Example — basic projection with computed columns:
transformation:
- name: projected
select:
from: employees
columns:
- id
- name
- "salary * 1.1 as adjusted_salary"
- "upper(department) as dept"
Tip: If a column name does not exist in the source, the runtime raises
E-COL-001. Double-check your source schema.
Where / Filter (8.2)
Filters rows based on a boolean condition. Only rows where the condition evaluates to true are kept.
Schema:
| Field | Type | Required | Description |
|---|---|---|---|
from | AssetRef | Yes | Source asset. |
filter | Condition | Yes | Boolean expression for row selection. |
Rows where filter evaluates to NULL are excluded — NULL is not truthy.
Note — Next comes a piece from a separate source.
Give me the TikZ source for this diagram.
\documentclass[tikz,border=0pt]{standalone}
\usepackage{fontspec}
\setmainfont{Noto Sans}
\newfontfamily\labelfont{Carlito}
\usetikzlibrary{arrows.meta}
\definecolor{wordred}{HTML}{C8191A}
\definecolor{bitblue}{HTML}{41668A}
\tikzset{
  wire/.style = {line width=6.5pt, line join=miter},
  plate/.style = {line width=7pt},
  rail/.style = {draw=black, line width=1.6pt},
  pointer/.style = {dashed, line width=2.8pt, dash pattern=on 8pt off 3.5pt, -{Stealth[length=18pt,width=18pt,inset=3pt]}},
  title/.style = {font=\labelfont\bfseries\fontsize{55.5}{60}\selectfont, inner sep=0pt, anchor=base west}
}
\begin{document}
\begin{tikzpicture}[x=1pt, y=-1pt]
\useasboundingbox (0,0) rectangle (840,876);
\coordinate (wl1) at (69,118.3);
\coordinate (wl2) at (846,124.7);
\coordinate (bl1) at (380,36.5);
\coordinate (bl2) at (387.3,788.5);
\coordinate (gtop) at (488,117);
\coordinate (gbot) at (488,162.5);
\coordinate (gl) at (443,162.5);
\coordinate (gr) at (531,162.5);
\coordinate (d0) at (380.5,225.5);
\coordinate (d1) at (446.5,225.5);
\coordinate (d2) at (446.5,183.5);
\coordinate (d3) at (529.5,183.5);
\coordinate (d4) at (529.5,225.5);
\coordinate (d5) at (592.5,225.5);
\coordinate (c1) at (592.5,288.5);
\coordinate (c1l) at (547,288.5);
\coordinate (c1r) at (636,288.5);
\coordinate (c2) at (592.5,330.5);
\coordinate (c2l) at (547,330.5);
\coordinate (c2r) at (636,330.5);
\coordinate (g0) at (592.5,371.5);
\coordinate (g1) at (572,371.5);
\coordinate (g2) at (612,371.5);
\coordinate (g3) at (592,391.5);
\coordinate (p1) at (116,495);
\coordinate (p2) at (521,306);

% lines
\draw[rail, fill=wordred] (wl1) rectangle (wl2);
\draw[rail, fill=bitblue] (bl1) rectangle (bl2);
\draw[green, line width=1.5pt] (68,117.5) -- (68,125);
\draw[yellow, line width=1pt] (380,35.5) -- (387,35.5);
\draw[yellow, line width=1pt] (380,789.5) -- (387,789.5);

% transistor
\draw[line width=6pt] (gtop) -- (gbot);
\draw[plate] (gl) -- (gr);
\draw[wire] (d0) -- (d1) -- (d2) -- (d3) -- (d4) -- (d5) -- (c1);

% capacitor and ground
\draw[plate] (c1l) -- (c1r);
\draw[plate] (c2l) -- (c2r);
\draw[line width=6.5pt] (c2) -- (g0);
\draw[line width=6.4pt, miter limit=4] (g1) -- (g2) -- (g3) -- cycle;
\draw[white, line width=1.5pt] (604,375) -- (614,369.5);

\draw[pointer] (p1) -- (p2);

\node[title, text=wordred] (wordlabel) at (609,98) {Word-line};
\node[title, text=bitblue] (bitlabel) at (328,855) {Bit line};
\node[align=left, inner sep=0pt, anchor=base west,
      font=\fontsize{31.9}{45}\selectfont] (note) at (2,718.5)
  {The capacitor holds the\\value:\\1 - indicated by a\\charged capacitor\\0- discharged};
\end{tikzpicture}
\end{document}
Example — filtering active users by date:
transformation:
- name: activeUsers
where:
from: users
filter: "status = 'active' AND created_at >= '2025-01-01'"
Example — numeric filter:
transformation:
- name: highValueOrders
where:
from: orders
filter: "amount > 500"
Distinct (8.9)
Removes duplicate rows from a dataset.
Schema:
| Field | Type | Required | Default | Description |
|---|---|---|---|---|
from | AssetRef | Yes | — | Source asset. |
columns | List[Column] | No | all columns | Subset of columns for deduplication. |
When columns is omitted, all columns are used. When specified, one arbitrary row per group is kept — there is no guarantee which row is retained.
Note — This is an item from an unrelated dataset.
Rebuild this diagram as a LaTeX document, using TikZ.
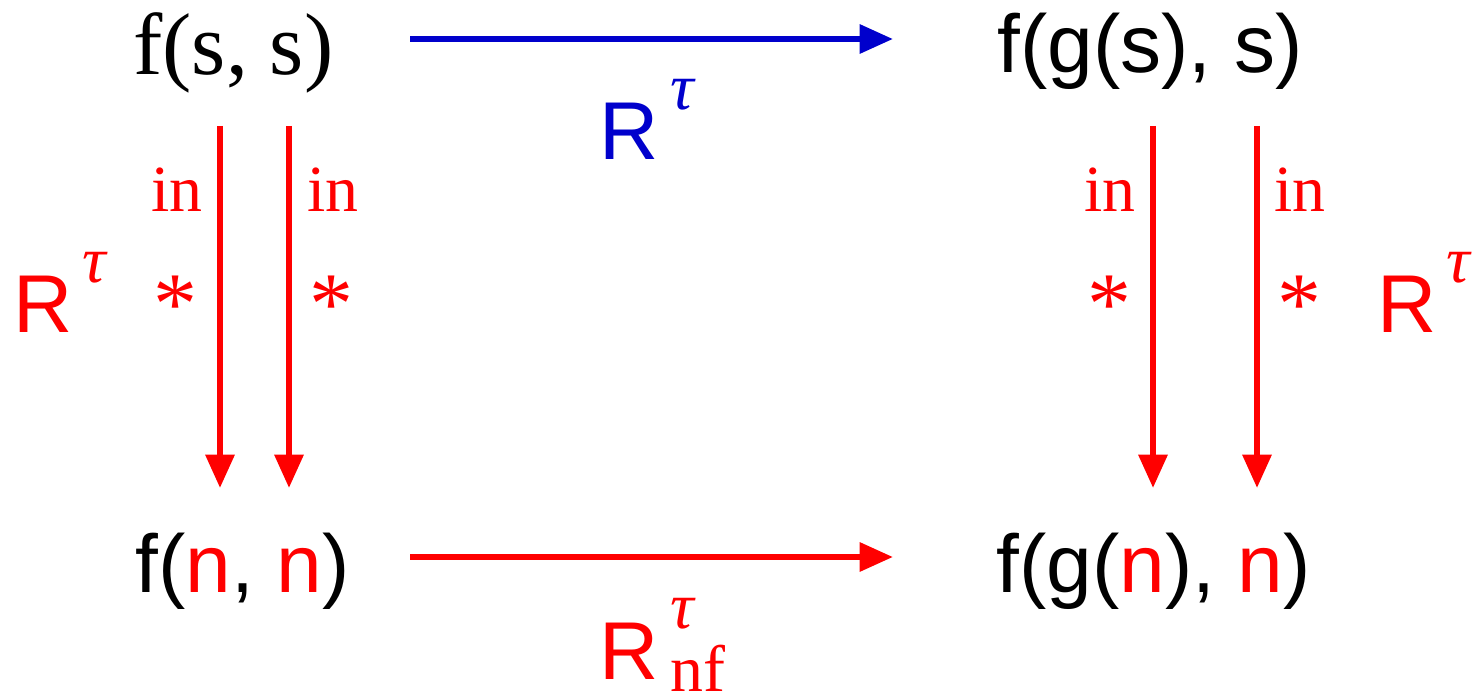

Tip: If you need deterministic deduplication, use
orderByfollowed by awindowfunction withrow_number()and then filter.
Example — full row deduplication:
transformation:
- name: uniqueEvents
distinct:
from: rawEvents
Example — deduplicate by specific columns:
transformation:
- name: latestPerUser
distinct:
from: userActions
columns:
- user_id
- action_type
NULL values are considered equal for deduplication purposes.
Limit (8.10)
Returns at most N rows from a dataset.
Schema:
| Field | Type | Required | Description |
|---|---|---|---|
from | AssetRef | Yes | Source asset. |
count | integer | Yes | Maximum rows to return. Must be >= 0. |
Setting count: 0 produces an empty dataset with the same schema.
Tip: Without a preceding
orderBy, the selected rows are non-deterministic. Combine withorderByfor predictable results.
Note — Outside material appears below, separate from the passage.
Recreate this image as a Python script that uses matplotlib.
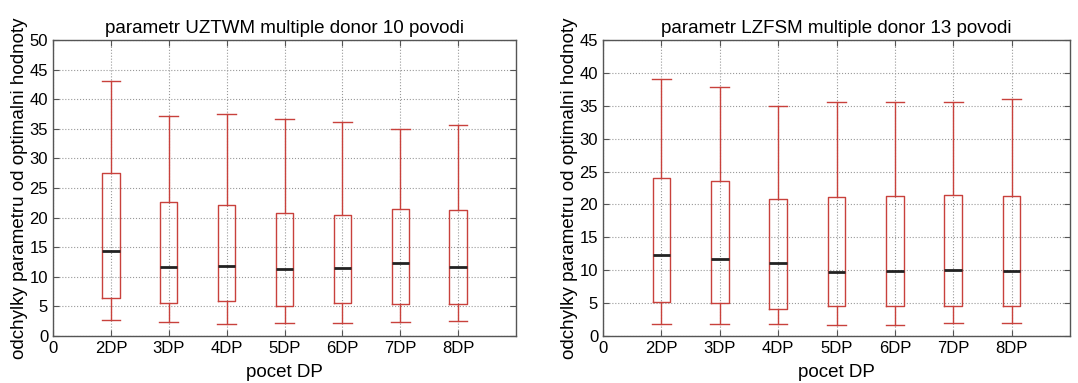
import matplotlib.pyplot as plt

plt.rcParams['font.family'] = ['Liberation Sans', 'DejaVu Sans']

labels = ['2DP', '3DP', '4DP', '5DP', '6DP', '7DP', '8DP']

# UZTWM, 10 povodi
uz_low = [2.7, 2.4, 2.0, 2.25, 2.25, 2.4, 2.6]
uz_q1 = [6.5, 5.5, 5.9, 5.1, 5.6, 5.4, 5.4]
uz_med = [14.4, 11.7, 11.9, 11.3, 11.5, 12.3, 11.7]
uz_q3 = [27.5, 22.7, 22.1, 20.7, 20.4, 21.5, 21.2]
uz_high = [43.0, 37.2, 37.5, 36.7, 36.1, 34.9, 35.6]

# LZFSM, 13 povodi
lz_low = [1.9, 1.9, 1.8, 1.7, 1.7, 2.0, 2.0]
lz_q1 = [5.2, 5.0, 4.05, 4.5, 4.6, 4.5, 4.5]
lz_med = [12.3, 11.7, 11.05, 9.7, 9.9, 10.1, 9.9]
lz_q3 = [24.0, 23.5, 20.9, 21.2, 21.3, 21.5, 21.3]
lz_high = [39.0, 37.8, 34.9, 35.6, 35.5, 35.5, 36.1]

red = '#c8413c'

def stats(low, q1, med, q3, high):
    out = []
    for i in range(len(labels)):
        out.append({'whislo': low[i], 'q1': q1[i], 'med': med[i],
                    'q3': q3[i], 'whishi': high[i], 'fliers': []})
    return out

def draw(ax, st, title, ymax):
    ax.bxp(st, positions=range(1, len(labels) + 1), widths=0.3,
           showfliers=False, capwidths=0.32,
           boxprops=dict(color=red, linewidth=1),
           whiskerprops=dict(color=red, linewidth=1),
           capprops=dict(color=red, linewidth=1),
           medianprops=dict(color='#222222', linewidth=2))
    ax.set_xlim(0, 8)
    ax.set_ylim(0, ymax)
    ax.set_xticks(range(0, len(labels) + 1))
    ax.set_xticklabels(['0'] + labels)
    ax.set_yticks(range(0, ymax + 1, 5))
    ax.grid(True, linestyle=':', color='#999999', linewidth=0.8)
    ax.set_axisbelow(True)
    ax.tick_params(direction='in', top=True, right=True, labelsize=12,
                   length=4, color='#555555')
    for s in ax.spines.values():
        s.set_color('#555555')
        s.set_linewidth(1)
    ax.set_title(title, fontsize=13.5, pad=5)
    ax.set_xlabel('pocet DP', fontsize=13.5, labelpad=6)
    ax.set_ylabel('odchylky parametru od optimalni hodnoty', fontsize=13.5, labelpad=1)

fig = plt.figure(figsize=(10.78, 3.83), dpi=100)
ax1 = fig.add_axes([53 / 1078, 47 / 383, 463 / 1078, 296 / 383])
ax2 = fig.add_axes([603 / 1078, 47 / 383, 467 / 1078, 296 / 383])

draw(ax1, stats(uz_low, uz_q1, uz_med, uz_q3, uz_high),
     'parametr UZTWM multiple donor 10 povodi', 50)
draw(ax2, stats(lz_low, lz_q1, lz_med, lz_q3, lz_high),
     'parametr LZFSM multiple donor 13 povodi', 45)

plt.savefig('out.png', dpi=100)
Example — top 100 rows after sorting:
transformation:
- name: sorted
orderBy:
from: sales
columns:
- column: amount
direction: desc
- name: top100
limit:
from: sorted
count: 100
Sample (8.19)
Returns a random sample of rows from a dataset.
Schema:
| Field | Type | Required | Default | Description |
|---|---|---|---|---|
from | AssetRef | Yes | — | Source asset. |
fraction | double | Yes | — | Sampling fraction in (0.0, 1.0]. |
withReplacement | boolean | No | false | Whether to sample with replacement. |
seed | integer | No | (random) | Random seed for reproducibility. |
Example — 10% sample for development:
transformation:
- name: devSample
sample:
from: production_data
fraction: 0.1
seed: 42
Example — sample with replacement:
transformation:
- name: bootstrapSample
sample:
from: training_data
fraction: 0.5
withReplacement: true
seed: 12345
Tip: Use the
seedparameter to get reproducible samples across pipeline runs. Without it, each run produces different results.